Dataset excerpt
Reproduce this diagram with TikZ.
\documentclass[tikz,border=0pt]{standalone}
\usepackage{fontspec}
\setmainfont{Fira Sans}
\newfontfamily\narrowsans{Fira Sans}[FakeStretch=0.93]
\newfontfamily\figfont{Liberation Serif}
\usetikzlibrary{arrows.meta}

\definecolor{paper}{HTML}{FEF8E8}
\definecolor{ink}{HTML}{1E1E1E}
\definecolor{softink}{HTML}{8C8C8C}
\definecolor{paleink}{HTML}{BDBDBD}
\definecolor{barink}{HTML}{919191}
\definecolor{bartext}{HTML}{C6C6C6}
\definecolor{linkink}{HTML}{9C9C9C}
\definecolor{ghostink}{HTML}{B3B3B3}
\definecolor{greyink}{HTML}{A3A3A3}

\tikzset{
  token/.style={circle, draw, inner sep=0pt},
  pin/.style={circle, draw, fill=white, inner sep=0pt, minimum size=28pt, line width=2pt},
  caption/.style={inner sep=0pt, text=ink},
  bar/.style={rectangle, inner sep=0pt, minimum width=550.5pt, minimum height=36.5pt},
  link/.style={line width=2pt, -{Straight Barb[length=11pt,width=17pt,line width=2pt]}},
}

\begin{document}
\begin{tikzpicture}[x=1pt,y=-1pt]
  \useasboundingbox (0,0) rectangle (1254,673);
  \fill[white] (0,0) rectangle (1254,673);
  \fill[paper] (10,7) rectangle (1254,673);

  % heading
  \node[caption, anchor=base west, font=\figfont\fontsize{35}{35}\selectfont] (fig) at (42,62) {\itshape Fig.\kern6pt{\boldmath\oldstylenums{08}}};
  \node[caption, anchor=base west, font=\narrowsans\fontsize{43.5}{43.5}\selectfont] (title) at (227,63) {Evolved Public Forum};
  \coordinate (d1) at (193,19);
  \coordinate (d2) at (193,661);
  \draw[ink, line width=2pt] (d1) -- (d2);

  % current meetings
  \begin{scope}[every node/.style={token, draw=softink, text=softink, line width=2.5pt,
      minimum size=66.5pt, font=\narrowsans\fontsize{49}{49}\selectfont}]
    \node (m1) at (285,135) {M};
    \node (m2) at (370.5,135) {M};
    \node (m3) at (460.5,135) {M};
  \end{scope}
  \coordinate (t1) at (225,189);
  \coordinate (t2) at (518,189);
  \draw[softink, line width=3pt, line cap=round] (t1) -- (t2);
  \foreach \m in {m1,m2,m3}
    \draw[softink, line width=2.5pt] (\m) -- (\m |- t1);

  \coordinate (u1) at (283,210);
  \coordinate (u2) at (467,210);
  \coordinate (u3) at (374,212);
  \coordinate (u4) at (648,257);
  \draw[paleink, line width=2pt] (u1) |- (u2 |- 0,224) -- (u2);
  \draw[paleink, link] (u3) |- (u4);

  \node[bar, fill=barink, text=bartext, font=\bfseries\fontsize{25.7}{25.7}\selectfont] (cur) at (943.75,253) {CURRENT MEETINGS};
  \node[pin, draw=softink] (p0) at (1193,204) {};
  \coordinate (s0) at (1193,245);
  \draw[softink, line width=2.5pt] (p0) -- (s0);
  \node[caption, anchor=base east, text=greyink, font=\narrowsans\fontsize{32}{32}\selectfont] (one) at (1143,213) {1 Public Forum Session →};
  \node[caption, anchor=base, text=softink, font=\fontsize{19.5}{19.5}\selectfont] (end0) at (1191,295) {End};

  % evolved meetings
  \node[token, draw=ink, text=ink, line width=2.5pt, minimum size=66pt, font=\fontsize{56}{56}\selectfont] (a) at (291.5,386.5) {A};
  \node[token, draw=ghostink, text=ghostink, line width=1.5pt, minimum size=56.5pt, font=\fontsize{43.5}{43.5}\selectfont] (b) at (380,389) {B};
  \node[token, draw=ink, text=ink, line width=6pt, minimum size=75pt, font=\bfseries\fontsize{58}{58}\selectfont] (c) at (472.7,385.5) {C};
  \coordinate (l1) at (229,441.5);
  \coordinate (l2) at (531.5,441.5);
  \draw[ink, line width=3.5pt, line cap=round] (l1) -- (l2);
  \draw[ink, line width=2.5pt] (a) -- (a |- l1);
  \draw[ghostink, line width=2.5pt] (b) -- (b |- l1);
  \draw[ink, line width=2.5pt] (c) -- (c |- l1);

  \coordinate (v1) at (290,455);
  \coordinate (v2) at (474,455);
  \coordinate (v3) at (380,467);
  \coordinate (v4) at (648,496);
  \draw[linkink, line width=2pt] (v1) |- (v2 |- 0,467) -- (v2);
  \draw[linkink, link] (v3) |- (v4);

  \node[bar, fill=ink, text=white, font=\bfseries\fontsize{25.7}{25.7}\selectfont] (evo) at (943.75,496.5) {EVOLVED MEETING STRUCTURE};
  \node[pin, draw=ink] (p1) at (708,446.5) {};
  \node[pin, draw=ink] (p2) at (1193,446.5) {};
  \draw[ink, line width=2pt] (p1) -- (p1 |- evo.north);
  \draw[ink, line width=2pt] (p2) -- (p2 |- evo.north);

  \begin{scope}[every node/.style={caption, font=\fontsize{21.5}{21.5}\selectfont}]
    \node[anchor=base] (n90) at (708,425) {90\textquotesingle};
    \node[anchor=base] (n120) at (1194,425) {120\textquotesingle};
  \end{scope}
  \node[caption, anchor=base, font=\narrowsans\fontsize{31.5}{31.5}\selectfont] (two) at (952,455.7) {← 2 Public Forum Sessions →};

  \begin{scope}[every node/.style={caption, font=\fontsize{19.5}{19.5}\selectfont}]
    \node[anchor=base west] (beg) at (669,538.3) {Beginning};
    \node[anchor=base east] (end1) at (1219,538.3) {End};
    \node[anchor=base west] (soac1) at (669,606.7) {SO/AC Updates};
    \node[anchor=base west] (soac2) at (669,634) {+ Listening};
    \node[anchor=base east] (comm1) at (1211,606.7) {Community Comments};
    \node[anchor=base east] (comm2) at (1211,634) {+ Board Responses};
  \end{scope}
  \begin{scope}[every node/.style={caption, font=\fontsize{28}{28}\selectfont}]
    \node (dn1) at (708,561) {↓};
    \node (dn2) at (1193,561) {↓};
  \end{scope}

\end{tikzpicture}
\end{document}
--
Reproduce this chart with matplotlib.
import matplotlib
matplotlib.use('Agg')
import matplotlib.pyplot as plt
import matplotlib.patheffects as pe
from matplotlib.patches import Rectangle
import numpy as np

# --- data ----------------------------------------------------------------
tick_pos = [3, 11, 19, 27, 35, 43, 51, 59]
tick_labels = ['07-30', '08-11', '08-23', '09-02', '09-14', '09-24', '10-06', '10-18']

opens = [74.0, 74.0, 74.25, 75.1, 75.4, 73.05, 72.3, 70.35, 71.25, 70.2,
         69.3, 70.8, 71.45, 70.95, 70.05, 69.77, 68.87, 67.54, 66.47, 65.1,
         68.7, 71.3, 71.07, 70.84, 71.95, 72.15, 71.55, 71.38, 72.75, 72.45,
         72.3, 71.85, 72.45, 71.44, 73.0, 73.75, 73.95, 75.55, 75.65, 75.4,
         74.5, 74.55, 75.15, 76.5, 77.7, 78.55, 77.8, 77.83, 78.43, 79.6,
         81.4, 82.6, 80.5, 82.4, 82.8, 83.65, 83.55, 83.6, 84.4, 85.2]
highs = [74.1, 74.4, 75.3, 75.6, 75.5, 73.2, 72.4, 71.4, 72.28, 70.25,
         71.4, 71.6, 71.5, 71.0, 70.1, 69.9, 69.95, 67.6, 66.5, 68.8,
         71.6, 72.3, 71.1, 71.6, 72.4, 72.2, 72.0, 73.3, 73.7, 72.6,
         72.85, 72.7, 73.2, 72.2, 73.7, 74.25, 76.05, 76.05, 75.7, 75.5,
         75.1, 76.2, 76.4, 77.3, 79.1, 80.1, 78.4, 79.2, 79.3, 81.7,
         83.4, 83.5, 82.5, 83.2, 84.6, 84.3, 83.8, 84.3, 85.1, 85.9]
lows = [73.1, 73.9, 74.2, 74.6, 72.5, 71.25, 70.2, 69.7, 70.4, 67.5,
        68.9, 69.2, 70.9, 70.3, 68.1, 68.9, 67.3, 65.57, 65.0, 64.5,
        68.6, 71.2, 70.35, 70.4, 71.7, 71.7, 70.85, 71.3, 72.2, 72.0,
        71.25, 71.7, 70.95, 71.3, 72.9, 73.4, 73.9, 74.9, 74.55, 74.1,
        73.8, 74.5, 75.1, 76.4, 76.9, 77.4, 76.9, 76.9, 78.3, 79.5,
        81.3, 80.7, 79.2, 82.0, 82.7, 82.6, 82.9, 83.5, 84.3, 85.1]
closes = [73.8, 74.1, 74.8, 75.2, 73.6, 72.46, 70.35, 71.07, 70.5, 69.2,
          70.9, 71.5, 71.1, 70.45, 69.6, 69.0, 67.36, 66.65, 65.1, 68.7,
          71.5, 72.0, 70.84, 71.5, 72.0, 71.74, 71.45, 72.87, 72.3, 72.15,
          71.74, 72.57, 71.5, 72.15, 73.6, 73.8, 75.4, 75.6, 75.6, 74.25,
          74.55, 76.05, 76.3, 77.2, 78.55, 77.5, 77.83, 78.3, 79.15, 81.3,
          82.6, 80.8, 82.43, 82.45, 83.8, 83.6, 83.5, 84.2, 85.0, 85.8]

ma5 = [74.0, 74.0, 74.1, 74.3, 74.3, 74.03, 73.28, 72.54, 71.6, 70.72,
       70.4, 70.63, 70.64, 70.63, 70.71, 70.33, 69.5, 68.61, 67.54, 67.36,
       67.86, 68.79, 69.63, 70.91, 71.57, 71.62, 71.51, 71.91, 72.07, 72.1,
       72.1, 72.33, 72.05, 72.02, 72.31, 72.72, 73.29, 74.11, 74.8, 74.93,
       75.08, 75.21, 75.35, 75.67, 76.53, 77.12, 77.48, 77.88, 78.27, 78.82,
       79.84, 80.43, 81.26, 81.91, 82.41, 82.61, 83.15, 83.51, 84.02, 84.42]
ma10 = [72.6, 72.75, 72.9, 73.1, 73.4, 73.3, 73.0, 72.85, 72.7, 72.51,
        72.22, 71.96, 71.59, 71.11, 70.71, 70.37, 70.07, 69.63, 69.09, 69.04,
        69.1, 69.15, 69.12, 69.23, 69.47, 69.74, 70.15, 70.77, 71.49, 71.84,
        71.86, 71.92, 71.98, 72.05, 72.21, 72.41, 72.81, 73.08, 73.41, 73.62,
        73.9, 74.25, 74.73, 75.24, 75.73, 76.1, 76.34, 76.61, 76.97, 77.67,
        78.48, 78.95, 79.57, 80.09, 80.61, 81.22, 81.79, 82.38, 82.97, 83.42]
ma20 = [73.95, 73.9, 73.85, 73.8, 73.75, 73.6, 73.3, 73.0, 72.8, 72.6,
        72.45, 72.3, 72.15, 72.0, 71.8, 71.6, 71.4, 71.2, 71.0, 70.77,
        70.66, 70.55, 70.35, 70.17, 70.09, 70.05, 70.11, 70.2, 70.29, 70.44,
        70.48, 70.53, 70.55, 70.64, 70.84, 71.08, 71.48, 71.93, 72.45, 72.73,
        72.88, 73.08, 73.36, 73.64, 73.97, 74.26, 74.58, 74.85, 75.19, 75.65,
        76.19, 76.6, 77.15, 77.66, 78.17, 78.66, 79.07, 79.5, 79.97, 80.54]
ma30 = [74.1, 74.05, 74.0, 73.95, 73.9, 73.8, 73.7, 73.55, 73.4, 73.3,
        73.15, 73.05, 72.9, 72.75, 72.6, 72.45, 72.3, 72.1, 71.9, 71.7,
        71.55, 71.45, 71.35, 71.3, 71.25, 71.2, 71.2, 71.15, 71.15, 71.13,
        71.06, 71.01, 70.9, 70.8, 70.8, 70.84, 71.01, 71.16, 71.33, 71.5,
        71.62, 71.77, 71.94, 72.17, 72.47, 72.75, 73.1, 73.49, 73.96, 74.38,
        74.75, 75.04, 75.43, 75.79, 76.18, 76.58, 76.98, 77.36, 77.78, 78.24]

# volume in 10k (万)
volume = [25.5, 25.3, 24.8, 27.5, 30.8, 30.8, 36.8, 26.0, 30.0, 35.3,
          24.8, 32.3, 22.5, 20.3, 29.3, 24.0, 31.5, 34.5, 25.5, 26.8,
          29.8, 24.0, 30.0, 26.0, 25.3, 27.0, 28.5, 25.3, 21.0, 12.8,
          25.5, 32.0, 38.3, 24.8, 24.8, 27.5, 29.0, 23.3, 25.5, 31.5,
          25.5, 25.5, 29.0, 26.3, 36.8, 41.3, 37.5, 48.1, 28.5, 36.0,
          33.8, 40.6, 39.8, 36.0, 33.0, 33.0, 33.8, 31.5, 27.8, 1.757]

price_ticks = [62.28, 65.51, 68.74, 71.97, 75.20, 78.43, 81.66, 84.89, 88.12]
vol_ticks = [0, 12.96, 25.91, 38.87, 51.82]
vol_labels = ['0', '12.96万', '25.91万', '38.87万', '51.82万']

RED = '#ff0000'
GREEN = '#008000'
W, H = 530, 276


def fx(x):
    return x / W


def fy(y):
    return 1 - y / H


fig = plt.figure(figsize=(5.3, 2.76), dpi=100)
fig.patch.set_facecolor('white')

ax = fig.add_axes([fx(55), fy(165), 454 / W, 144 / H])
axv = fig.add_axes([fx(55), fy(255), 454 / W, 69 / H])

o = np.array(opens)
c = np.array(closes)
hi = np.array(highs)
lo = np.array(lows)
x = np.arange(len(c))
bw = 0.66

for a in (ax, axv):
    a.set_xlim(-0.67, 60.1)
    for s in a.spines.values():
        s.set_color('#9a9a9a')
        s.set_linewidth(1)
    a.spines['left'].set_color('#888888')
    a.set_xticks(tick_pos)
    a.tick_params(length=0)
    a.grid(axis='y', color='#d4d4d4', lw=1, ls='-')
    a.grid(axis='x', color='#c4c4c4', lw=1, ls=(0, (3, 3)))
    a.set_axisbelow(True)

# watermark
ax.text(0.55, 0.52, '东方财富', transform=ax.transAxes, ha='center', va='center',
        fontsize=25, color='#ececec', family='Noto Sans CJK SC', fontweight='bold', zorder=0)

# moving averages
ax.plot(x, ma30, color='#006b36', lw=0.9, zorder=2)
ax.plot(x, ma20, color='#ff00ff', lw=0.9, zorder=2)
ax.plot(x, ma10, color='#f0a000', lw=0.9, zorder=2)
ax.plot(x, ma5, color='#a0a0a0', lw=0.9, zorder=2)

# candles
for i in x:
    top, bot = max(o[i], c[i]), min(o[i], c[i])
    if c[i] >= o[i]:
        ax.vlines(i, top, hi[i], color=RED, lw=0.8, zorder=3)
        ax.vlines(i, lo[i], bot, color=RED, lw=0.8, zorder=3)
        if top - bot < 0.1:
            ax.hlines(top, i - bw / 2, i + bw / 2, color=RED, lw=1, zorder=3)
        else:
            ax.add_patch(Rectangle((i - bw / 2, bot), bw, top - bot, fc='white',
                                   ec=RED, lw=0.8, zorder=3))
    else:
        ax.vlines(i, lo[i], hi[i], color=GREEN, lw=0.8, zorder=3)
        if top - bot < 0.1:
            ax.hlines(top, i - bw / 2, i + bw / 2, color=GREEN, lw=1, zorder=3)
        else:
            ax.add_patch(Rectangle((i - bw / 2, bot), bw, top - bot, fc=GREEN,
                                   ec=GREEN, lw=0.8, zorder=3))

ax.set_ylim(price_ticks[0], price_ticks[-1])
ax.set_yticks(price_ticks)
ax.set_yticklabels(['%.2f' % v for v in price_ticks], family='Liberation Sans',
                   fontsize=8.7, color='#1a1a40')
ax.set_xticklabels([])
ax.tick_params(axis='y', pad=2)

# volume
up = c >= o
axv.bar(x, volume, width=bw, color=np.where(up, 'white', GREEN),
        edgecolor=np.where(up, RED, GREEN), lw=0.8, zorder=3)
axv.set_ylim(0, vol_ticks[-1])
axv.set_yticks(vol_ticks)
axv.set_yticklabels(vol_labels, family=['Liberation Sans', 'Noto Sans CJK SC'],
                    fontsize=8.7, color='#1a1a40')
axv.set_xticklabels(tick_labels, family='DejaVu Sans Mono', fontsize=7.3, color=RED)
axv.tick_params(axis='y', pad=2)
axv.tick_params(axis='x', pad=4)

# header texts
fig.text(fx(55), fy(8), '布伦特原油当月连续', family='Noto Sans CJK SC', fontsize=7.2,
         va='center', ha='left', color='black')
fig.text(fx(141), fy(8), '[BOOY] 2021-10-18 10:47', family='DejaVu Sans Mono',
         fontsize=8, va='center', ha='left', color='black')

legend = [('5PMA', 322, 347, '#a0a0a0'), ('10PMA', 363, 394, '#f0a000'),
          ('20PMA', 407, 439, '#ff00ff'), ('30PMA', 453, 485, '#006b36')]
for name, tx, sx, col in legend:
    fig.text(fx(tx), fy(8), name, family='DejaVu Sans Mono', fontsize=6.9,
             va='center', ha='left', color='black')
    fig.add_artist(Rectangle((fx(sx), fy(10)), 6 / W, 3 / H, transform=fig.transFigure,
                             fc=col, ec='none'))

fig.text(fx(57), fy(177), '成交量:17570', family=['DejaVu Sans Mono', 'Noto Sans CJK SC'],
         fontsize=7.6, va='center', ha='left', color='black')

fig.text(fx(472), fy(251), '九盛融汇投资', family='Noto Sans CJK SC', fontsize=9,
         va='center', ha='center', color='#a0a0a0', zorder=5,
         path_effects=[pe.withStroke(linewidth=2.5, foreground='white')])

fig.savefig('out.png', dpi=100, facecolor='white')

#### EXERCISE OBJECTIVE
Reproduce exactly the lines from the line with "Reproduce this chart with matplotlib." through the line with "82.6, 80.8, 82.43, 82.45, 83.8, 83.6, 83.5, 84.2, 85.0, 85.8]", both end lines included, and only those lines.

#### OUTPUT OF THE TASK
Reproduce this chart with matplotlib.
import matplotlib
matplotlib.use('Agg')
import matplotlib.pyplot as plt
import matplotlib.patheffects as pe
from matplotlib.patches import Rectangle
import numpy as np

# --- data ----------------------------------------------------------------
tick_pos = [3, 11, 19, 27, 35, 43, 51, 59]
tick_labels = ['07-30', '08-11', '08-23', '09-02', '09-14', '09-24', '10-06', '10-18']

opens = [74.0, 74.0, 74.25, 75.1, 75.4, 73.05, 72.3, 70.35, 71.25, 70.2,
         69.3, 70.8, 71.45, 70.95, 70.05, 69.77, 68.87, 67.54, 66.47, 65.1,
         68.7, 71.3, 71.07, 70.84, 71.95, 72.15, 71.55, 71.38, 72.75, 72.45,
         72.3, 71.85, 72.45, 71.44, 73.0, 73.75, 73.95, 75.55, 75.65, 75.4,
         74.5, 74.55, 75.15, 76.5, 77.7, 78.55, 77.8, 77.83, 78.43, 79.6,
         81.4, 82.6, 80.5, 82.4, 82.8, 83.65, 83.55, 83.6, 84.4, 85.2]
highs = [74.1, 74.4, 75.3, 75.6, 75.5, 73.2, 72.4, 71.4, 72.28, 70.25,
         71.4, 71.6, 71.5, 71.0, 70.1, 69.9, 69.95, 67.6, 66.5, 68.8,
         71.6, 72.3, 71.1, 71.6, 72.4, 72.2, 72.0, 73.3, 73.7, 72.6,
         72.85, 72.7, 73.2, 72.2, 73.7, 74.25, 76.05, 76.05, 75.7, 75.5,
         75.1, 76.2, 76.4, 77.3, 79.1, 80.1, 78.4, 79.2, 79.3, 81.7,
         83.4, 83.5, 82.5, 83.2, 84.6, 84.3, 83.8, 84.3, 85.1, 85.9]
lows = [73.1, 73.9, 74.2, 74.6, 72.5, 71.25, 70.2, 69.7, 70.4, 67.5,
        68.9, 69.2, 70.9, 70.3, 68.1, 68.9, 67.3, 65.57, 65.0, 64.5,
        68.6, 71.2, 70.35, 70.4, 71.7, 71.7, 70.85, 71.3, 72.2, 72.0,
        71.25, 71.7, 70.95, 71.3, 72.9, 73.4, 73.9, 74.9, 74.55, 74.1,
        73.8, 74.5, 75.1, 76.4, 76.9, 77.4, 76.9, 76.9, 78.3, 79.5,
        81.3, 80.7, 79.2, 82.0, 82.7, 82.6, 82.9, 83.5, 84.3, 85.1]
closes = [73.8, 74.1, 74.8, 75.2, 73.6, 72.46, 70.35, 71.07, 70.5, 69.2,
          70.9, 71.5, 71.1, 70.45, 69.6, 69.0, 67.36, 66.65, 65.1, 68.7,
          71.5, 72.0, 70.84, 71.5, 72.0, 71.74, 71.45, 72.87, 72.3, 72.15,
          71.74, 72.57, 71.5, 72.15, 73.6, 73.8, 75.4, 75.6, 75.6, 74.25,
          74.55, 76.05, 76.3, 77.2, 78.55, 77.5, 77.83, 78.3, 79.15, 81.3,
          82.6, 80.8, 82.43, 82.45, 83.8, 83.6, 83.5, 84.2, 85.0, 85.8]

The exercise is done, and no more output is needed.